DATASET EXTRACT ->
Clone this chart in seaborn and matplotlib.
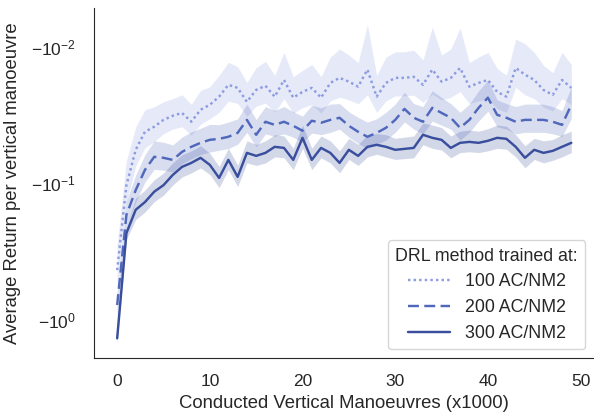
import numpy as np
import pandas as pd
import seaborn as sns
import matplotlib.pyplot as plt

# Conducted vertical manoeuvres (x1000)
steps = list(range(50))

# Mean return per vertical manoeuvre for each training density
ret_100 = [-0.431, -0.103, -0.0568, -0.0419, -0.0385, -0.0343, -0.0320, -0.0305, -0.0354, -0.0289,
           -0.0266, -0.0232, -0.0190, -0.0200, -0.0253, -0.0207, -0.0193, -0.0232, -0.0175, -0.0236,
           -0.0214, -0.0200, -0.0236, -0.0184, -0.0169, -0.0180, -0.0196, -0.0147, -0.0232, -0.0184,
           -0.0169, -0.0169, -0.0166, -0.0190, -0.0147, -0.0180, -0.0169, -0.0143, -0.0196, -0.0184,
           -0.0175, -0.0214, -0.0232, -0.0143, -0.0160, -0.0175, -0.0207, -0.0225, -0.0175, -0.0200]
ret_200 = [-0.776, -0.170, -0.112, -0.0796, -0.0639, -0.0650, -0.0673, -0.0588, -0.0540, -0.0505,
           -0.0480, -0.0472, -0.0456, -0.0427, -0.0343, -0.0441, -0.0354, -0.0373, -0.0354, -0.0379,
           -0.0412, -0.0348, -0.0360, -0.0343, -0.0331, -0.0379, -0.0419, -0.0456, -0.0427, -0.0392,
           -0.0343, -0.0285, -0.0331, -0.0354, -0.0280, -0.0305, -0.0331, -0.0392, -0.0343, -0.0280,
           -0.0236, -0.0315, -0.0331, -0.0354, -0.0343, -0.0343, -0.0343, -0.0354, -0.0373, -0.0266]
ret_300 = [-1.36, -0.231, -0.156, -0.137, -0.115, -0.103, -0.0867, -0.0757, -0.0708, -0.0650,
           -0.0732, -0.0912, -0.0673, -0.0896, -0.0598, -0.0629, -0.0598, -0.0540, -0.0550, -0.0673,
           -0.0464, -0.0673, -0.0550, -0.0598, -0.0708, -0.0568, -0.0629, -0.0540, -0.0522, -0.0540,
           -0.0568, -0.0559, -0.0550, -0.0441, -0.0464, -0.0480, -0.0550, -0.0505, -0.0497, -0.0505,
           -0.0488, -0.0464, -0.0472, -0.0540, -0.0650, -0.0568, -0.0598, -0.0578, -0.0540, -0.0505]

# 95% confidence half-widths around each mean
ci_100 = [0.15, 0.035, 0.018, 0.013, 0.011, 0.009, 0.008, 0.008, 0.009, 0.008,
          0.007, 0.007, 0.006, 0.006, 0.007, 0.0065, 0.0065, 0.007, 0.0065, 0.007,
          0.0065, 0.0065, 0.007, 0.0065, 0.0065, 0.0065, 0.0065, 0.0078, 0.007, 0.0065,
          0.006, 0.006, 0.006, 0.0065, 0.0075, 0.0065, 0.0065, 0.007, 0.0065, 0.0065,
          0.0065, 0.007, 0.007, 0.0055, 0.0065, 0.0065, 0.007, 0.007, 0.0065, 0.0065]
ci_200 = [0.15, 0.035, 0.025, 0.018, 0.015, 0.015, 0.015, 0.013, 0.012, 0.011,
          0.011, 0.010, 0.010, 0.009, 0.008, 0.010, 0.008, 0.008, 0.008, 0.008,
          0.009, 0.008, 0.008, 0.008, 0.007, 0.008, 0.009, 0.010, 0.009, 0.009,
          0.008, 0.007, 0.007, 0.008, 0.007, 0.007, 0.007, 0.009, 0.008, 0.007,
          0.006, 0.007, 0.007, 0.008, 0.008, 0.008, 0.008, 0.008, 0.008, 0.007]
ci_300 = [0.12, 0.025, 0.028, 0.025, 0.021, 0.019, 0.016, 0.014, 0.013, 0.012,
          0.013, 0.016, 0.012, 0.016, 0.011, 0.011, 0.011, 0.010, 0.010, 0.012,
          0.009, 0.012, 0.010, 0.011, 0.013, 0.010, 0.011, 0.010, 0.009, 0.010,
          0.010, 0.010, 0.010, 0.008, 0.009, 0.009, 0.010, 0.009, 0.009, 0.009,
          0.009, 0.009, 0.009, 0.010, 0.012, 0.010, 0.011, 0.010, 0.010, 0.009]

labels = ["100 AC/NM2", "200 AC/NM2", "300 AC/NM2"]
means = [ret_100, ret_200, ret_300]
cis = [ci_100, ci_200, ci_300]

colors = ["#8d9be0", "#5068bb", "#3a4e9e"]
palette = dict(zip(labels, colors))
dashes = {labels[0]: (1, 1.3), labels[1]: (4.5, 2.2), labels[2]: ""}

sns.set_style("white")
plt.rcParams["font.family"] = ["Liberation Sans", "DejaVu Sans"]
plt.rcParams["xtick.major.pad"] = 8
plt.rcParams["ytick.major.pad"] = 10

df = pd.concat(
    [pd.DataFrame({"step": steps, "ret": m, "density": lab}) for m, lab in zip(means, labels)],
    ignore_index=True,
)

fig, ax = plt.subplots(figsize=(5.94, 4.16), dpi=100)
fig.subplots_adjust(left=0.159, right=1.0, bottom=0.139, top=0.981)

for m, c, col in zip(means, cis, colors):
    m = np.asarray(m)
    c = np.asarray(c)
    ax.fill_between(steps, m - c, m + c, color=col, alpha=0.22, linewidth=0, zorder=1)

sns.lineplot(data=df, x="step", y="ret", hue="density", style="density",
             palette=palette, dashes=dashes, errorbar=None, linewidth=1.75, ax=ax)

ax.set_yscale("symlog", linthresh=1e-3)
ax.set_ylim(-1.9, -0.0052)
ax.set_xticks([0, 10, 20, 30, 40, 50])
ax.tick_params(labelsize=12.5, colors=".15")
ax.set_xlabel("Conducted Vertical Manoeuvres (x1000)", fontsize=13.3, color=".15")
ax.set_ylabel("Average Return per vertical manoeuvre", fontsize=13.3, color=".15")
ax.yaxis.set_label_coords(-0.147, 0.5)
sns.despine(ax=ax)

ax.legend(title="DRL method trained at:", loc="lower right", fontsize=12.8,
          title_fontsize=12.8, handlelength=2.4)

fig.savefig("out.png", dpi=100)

EXERCISE TASK ->
Output the lines above in full and exactly as given, omitting any pictures.

OUTPUT FOR THIS EXERCISE ->
Clone this chart in seaborn and matplotlib.
import numpy as np
import pandas as pd
import seaborn as sns
import matplotlib.pyplot as plt

# Conducted vertical manoeuvres (x1000)
steps = list(range(50))

# Mean return per vertical manoeuvre for each training density
ret_100 = [-0.431, -0.103, -0.0568, -0.0419, -0.0385, -0.0343, -0.0320, -0.0305, -0.0354, -0.0289,
           -0.0266, -0.0232, -0.0190, -0.0200, -0.0253, -0.0207, -0.0193, -0.0232, -0.0175, -0.0236,
           -0.0214, -0.0200, -0.0236, -0.0184, -0.0169, -0.0180, -0.0196, -0.0147, -0.0232, -0.0184,
           -0.0169, -0.0169, -0.0166, -0.0190, -0.0147, -0.0180, -0.0169, -0.0143, -0.0196, -0.0184,
           -0.0175, -0.0214, -0.0232, -0.0143, -0.0160, -0.0175, -0.0207, -0.0225, -0.0175, -0.0200]
ret_200 = [-0.776, -0.170, -0.112, -0.0796, -0.0639, -0.0650, -0.0673, -0.0588, -0.0540, -0.0505,
           -0.0480, -0.0472, -0.0456, -0.0427, -0.0343, -0.0441, -0.0354, -0.0373, -0.0354, -0.0379,
           -0.0412, -0.0348, -0.0360, -0.0343, -0.0331, -0.0379, -0.0419, -0.0456, -0.0427, -0.0392,
           -0.0343, -0.0285, -0.0331, -0.0354, -0.0280, -0.0305, -0.0331, -0.0392, -0.0343, -0.0280,
           -0.0236, -0.0315, -0.0331, -0.0354, -0.0343, -0.0343, -0.0343, -0.0354, -0.0373, -0.0266]
ret_300 = [-1.36, -0.231, -0.156, -0.137, -0.115, -0.103, -0.0867, -0.0757, -0.0708, -0.0650,
           -0.0732, -0.0912, -0.0673, -0.0896, -0.0598, -0.0629, -0.0598, -0.0540, -0.0550, -0.0673,
           -0.0464, -0.0673, -0.0550, -0.0598, -0.0708, -0.0568, -0.0629, -0.0540, -0.0522, -0.0540,
           -0.0568, -0.0559, -0.0550, -0.0441, -0.0464, -0.0480, -0.0550, -0.0505, -0.0497, -0.0505,
           -0.0488, -0.0464, -0.0472, -0.0540, -0.0650, -0.0568, -0.0598, -0.0578, -0.0540, -0.0505]

# 95% confidence half-widths around each mean
ci_100 = [0.15, 0.035, 0.018, 0.013, 0.011, 0.009, 0.008, 0.008, 0.009, 0.008,
          0.007, 0.007, 0.006, 0.006, 0.007, 0.0065, 0.0065, 0.007, 0.0065, 0.007,
          0.0065, 0.0065, 0.007, 0.0065, 0.0065, 0.0065, 0.0065, 0.0078, 0.007, 0.0065,
          0.006, 0.006, 0.006, 0.0065, 0.0075, 0.0065, 0.0065, 0.007, 0.0065, 0.0065,
          0.0065, 0.007, 0.007, 0.0055, 0.0065, 0.0065, 0.007, 0.007, 0.0065, 0.0065]
ci_200 = [0.15, 0.035, 0.025, 0.018, 0.015, 0.015, 0.015, 0.013, 0.012, 0.011,
          0.011, 0.010, 0.010, 0.009, 0.008, 0.010, 0.008, 0.008, 0.008, 0.008,
          0.009, 0.008, 0.008, 0.008, 0.007, 0.008, 0.009, 0.010, 0.009, 0.009,
          0.008, 0.007, 0.007, 0.008, 0.007, 0.007, 0.007, 0.009, 0.008, 0.007,
          0.006, 0.007, 0.007, 0.008, 0.008, 0.008, 0.008, 0.008, 0.008, 0.007]
ci_300 = [0.12, 0.025, 0.028, 0.025, 0.021, 0.019, 0.016, 0.014, 0.013, 0.012,
          0.013, 0.016, 0.012, 0.016, 0.011, 0.011, 0.011, 0.010, 0.010, 0.012,
          0.009, 0.012, 0.010, 0.011, 0.013, 0.010, 0.011, 0.010, 0.009, 0.010,
          0.010, 0.010, 0.010, 0.008, 0.009, 0.009, 0.010, 0.009, 0.009, 0.009,
          0.009, 0.009, 0.009, 0.010, 0.012, 0.010, 0.011, 0.010, 0.010, 0.009]

labels = ["100 AC/NM2", "200 AC/NM2", "300 AC/NM2"]
means = [ret_100, ret_200, ret_300]
cis = [ci_100, ci_200, ci_300]

colors = ["#8d9be0", "#5068bb", "#3a4e9e"]
palette = dict(zip(labels, colors))
dashes = {labels[0]: (1, 1.3), labels[1]: (4.5, 2.2), labels[2]: ""}

sns.set_style("white")
plt.rcParams["font.family"] = ["Liberation Sans", "DejaVu Sans"]
plt.rcParams["xtick.major.pad"] = 8
plt.rcParams["ytick.major.pad"] = 10

df = pd.concat(
    [pd.DataFrame({"step": steps, "ret": m, "density": lab}) for m, lab in zip(means, labels)],
    ignore_index=True,
)

fig, ax = plt.subplots(figsize=(5.94, 4.16), dpi=100)
fig.subplots_adjust(left=0.159, right=1.0, bottom=0.139, top=0.981)

for m, c, col in zip(means, cis, colors):
    m = np.asarray(m)
    c = np.asarray(c)
    ax.fill_between(steps, m - c, m + c, color=col, alpha=0.22, linewidth=0, zorder=1)

sns.lineplot(data=df, x="step", y="ret", hue="density", style="density",
             palette=palette, dashes=dashes, errorbar=None, linewidth=1.75, ax=ax)

ax.set_yscale("symlog", linthresh=1e-3)
ax.set_ylim(-1.9, -0.0052)
ax.set_xticks([0, 10, 20, 30, 40, 50])
ax.tick_params(labelsize=12.5, colors=".15")
ax.set_xlabel("Conducted Vertical Manoeuvres (x1000)", fontsize=13.3, color=".15")
ax.set_ylabel("Average Return per vertical manoeuvre", fontsize=13.3, color=".15")
ax.yaxis.set_label_coords(-0.147, 0.5)
sns.despine(ax=ax)

ax.legend(title="DRL method trained at:", loc="lower right", fontsize=12.8,
          title_fontsize=12.8, handlelength=2.4)

fig.savefig("out.png", dpi=100)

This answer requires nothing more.